═════ Data entries
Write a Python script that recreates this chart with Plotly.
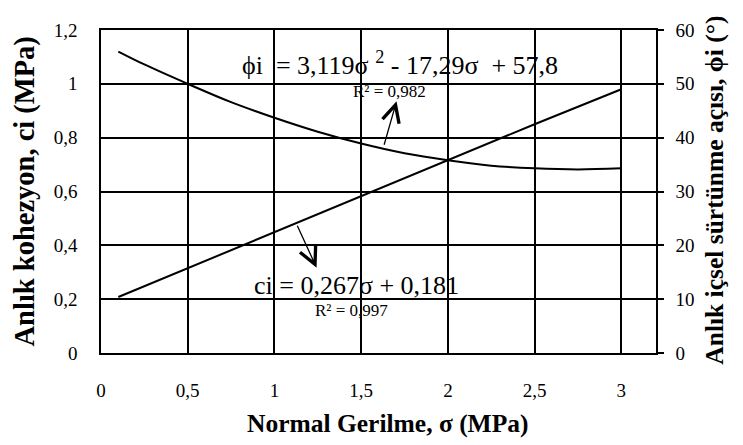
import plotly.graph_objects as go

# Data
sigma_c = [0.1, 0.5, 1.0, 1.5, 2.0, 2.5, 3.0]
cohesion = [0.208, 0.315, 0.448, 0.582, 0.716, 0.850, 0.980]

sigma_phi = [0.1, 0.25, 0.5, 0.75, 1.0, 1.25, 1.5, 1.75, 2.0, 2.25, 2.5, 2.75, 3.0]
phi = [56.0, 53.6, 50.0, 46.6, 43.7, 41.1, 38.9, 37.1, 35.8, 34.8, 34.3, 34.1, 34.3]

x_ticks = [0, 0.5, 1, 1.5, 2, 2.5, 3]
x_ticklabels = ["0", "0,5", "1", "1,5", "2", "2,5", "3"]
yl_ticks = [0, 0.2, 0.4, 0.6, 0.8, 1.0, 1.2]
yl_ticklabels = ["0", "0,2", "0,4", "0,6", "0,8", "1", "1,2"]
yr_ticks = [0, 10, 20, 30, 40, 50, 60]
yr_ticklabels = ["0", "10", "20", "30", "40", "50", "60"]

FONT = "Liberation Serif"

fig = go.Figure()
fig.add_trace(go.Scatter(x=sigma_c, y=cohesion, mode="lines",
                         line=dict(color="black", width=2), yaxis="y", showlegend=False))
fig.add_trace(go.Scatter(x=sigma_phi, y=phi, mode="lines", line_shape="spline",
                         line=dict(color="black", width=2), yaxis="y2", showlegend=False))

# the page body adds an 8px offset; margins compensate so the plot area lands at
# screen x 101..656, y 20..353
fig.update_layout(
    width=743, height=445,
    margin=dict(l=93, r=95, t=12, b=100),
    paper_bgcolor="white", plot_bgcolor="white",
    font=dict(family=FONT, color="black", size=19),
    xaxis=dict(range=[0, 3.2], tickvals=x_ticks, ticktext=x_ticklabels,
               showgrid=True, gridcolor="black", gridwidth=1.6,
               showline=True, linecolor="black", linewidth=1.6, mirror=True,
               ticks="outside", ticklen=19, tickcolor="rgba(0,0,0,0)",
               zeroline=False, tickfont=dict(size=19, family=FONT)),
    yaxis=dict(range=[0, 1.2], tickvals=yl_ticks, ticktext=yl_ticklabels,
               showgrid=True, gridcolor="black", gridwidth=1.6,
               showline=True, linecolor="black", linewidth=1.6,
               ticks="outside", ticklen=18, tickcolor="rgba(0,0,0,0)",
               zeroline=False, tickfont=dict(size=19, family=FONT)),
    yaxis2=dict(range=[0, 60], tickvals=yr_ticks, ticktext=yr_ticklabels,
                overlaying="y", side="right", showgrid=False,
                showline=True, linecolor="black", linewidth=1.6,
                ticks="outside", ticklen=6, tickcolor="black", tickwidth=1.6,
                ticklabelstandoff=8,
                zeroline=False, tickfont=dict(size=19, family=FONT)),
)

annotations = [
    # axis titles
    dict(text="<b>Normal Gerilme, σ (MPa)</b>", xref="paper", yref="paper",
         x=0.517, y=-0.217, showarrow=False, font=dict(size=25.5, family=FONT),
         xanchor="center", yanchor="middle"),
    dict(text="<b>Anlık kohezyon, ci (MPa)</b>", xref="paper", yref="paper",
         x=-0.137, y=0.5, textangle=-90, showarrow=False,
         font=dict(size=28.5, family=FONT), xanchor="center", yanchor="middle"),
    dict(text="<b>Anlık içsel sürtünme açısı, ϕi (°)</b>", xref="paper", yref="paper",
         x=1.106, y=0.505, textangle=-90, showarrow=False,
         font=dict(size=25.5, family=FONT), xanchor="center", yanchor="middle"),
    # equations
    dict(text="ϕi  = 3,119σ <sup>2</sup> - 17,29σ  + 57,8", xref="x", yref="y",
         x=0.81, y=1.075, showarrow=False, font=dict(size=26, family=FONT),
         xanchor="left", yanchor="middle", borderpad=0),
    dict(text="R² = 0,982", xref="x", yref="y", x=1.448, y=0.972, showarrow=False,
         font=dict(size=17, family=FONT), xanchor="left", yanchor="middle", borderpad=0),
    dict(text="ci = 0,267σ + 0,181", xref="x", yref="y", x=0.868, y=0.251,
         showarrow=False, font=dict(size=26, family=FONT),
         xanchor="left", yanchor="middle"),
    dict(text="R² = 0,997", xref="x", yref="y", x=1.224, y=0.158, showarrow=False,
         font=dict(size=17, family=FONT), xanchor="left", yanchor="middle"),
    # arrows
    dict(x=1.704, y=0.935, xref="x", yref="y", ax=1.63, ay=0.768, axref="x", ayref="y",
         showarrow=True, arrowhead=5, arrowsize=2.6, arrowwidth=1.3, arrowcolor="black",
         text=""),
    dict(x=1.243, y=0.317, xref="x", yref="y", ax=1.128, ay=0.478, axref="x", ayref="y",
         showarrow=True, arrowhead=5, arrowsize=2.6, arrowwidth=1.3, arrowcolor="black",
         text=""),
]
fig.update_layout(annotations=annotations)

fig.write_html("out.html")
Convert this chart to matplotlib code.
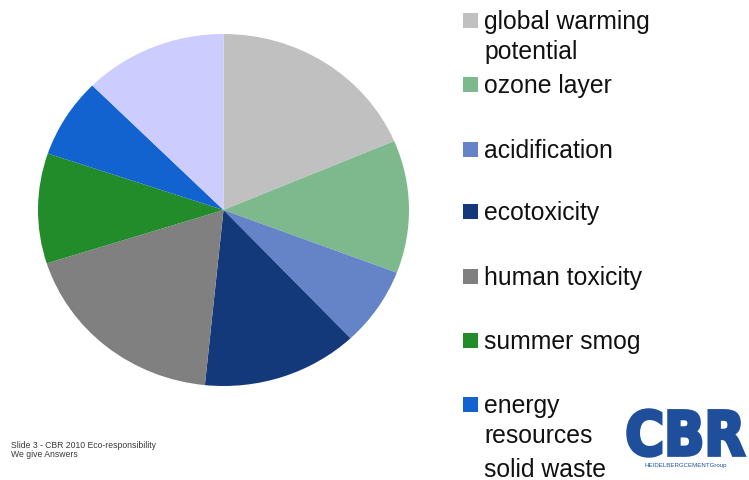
══════════
> **What needs to be done**: Copy the data word for word. Pictures do not go in the copy.

> **Task output**:
Write a Python script that recreates this chart with Plotly.
import plotly.graph_objects as go

# Data
sigma_c = [0.1, 0.5, 1.0, 1.5, 2.0, 2.5, 3.0]
cohesion = [0.208, 0.315, 0.448, 0.582, 0.716, 0.850, 0.980]

sigma_phi = [0.1, 0.25, 0.5, 0.75, 1.0, 1.25, 1.5, 1.75, 2.0, 2.25, 2.5, 2.75, 3.0]
phi = [56.0, 53.6, 50.0, 46.6, 43.7, 41.1, 38.9, 37.1, 35.8, 34.8, 34.3, 34.1, 34.3]

x_ticks = [0, 0.5, 1, 1.5, 2, 2.5, 3]
x_ticklabels = ["0", "0,5", "1", "1,5", "2", "2,5", "3"]
yl_ticks = [0, 0.2, 0.4, 0.6, 0.8, 1.0, 1.2]
yl_ticklabels = ["0", "0,2", "0,4", "0,6", "0,8", "1", "1,2"]
yr_ticks = [0, 10, 20, 30, 40, 50, 60]
yr_ticklabels = ["0", "10", "20", "30", "40", "50", "60"]

FONT = "Liberation Serif"

fig = go.Figure()
fig.add_trace(go.Scatter(x=sigma_c, y=cohesion, mode="lines",
                         line=dict(color="black", width=2), yaxis="y", showlegend=False))
fig.add_trace(go.Scatter(x=sigma_phi, y=phi, mode="lines", line_shape="spline",
                         line=dict(color="black", width=2), yaxis="y2", showlegend=False))

# the page body adds an 8px offset; margins compensate so the plot area lands at
# screen x 101..656, y 20..353
fig.update_layout(
    width=743, height=445,
    margin=dict(l=93, r=95, t=12, b=100),
    paper_bgcolor="white", plot_bgcolor="white",
    font=dict(family=FONT, color="black", size=19),
    xaxis=dict(range=[0, 3.2], tickvals=x_ticks, ticktext=x_ticklabels,
               showgrid=True, gridcolor="black", gridwidth=1.6,
               showline=True, linecolor="black", linewidth=1.6, mirror=True,
               ticks="outside", ticklen=19, tickcolor="rgba(0,0,0,0)",
               zeroline=False, tickfont=dict(size=19, family=FONT)),
    yaxis=dict(range=[0, 1.2], tickvals=yl_ticks, ticktext=yl_ticklabels,
               showgrid=True, gridcolor="black", gridwidth=1.6,
               showline=True, linecolor="black", linewidth=1.6,
               ticks="outside", ticklen=18, tickcolor="rgba(0,0,0,0)",
               zeroline=False, tickfont=dict(size=19, family=FONT)),
    yaxis2=dict(range=[0, 60], tickvals=yr_ticks, ticktext=yr_ticklabels,
                overlaying="y", side="right", showgrid=False,
                showline=True, linecolor="black", linewidth=1.6,
                ticks="outside", ticklen=6, tickcolor="black", tickwidth=1.6,
                ticklabelstandoff=8,
                zeroline=False, tickfont=dict(size=19, family=FONT)),
)

annotations = [
    # axis titles
    dict(text="<b>Normal Gerilme, σ (MPa)</b>", xref="paper", yref="paper",
         x=0.517, y=-0.217, showarrow=False, font=dict(size=25.5, family=FONT),
         xanchor="center", yanchor="middle"),
    dict(text="<b>Anlık kohezyon, ci (MPa)</b>", xref="paper", yref="paper",
         x=-0.137, y=0.5, textangle=-90, showarrow=False,
         font=dict(size=28.5, family=FONT), xanchor="center", yanchor="middle"),
    dict(text="<b>Anlık içsel sürtünme açısı, ϕi (°)</b>", xref="paper", yref="paper",
         x=1.106, y=0.505, textangle=-90, showarrow=False,
         font=dict(size=25.5, family=FONT), xanchor="center", yanchor="middle"),
    # equations
    dict(text="ϕi  = 3,119σ <sup>2</sup> - 17,29σ  + 57,8", xref="x", yref="y",
         x=0.81, y=1.075, showarrow=False, font=dict(size=26, family=FONT),
         xanchor="left", yanchor="middle", borderpad=0),
    dict(text="R² = 0,982", xref="x", yref="y", x=1.448, y=0.972, showarrow=False,
         font=dict(size=17, family=FONT), xanchor="left", yanchor="middle", borderpad=0),
    dict(text="ci = 0,267σ + 0,181", xref="x", yref="y", x=0.868, y=0.251,
         showarrow=False, font=dict(size=26, family=FONT),
         xanchor="left", yanchor="middle"),
    dict(text="R² = 0,997", xref="x", yref="y", x=1.224, y=0.158, showarrow=False,
         font=dict(size=17, family=FONT), xanchor="left", yanchor="middle"),
    # arrows
    dict(x=1.704, y=0.935, xref="x", yref="y", ax=1.63, ay=0.768, axref="x", ayref="y",
         showarrow=True, arrowhead=5, arrowsize=2.6, arrowwidth=1.3, arrowcolor="black",
         text=""),
    dict(x=1.243, y=0.317, xref="x", yref="y", ax=1.128, ay=0.478, axref="x", ayref="y",
         showarrow=True, arrowhead=5, arrowsize=2.6, arrowwidth=1.3, arrowcolor="black",
         text=""),
]
fig.update_layout(annotations=annotations)

fig.write_html("out.html")
Convert this chart to matplotlib code.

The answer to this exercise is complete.